Connections to Standards

All modules help students develop the following NCSS C3 History Framework skills.

Change, Continuity, and Context

D2.His.1.9-12: Evaluate how historical events and developments were shaped by unique circumstances of time and place as well as broader historical contexts.

D2.His.2.9-12: Analyze change and continuity in historical eras.

D2.His.3.9-12: Use questions generated about individuals and groups to assess how the significance of their actions changes over time and is shaped by the historical context.


D2.His.4.9-12: Analyze complex and interacting factors that influenced the perspectives of people during different historical eras.

D2.His.5.9-12: Analyze how historical contexts shaped and continue to shape people’s perspectives.

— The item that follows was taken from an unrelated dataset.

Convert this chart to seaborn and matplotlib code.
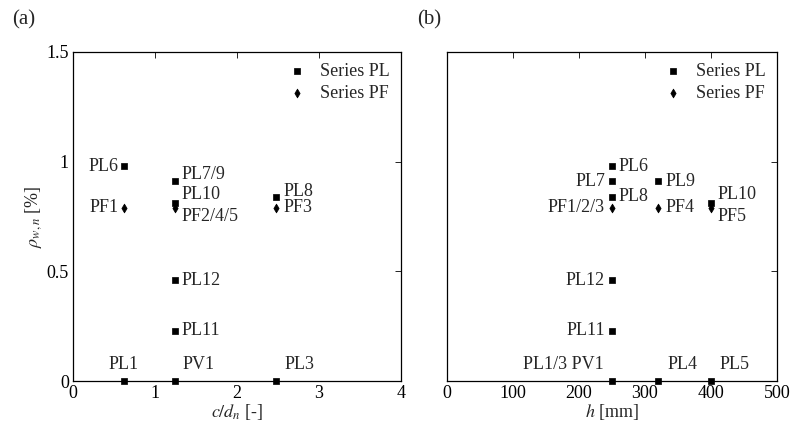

D2.His.6.9-12: Analyze the ways in which the perspectives of those writing history shaped the history that they produced.

Historical Sources and Evidence

D2.His.11.9-12: Critique the usefulness of historical sources for a specific historical inquiry based on their maker, date, place of origin, intended audience, and purpose.

D2.His.12.9-12: Use questions generated about multiple historical sources to pursue further inquiry and investigate additional sources.

Causation and Argumentation

D2.His.14.9-12: Analyze multiple and complex causes and effects of events in the past.

D2.His.15.9-12: Distinguish between long-term causes and triggering events in developing a historical argument.

D2.His.16.9-12: Integrate evidence from multiple relevant historical sources and interpretations into a reasoned argument about the past.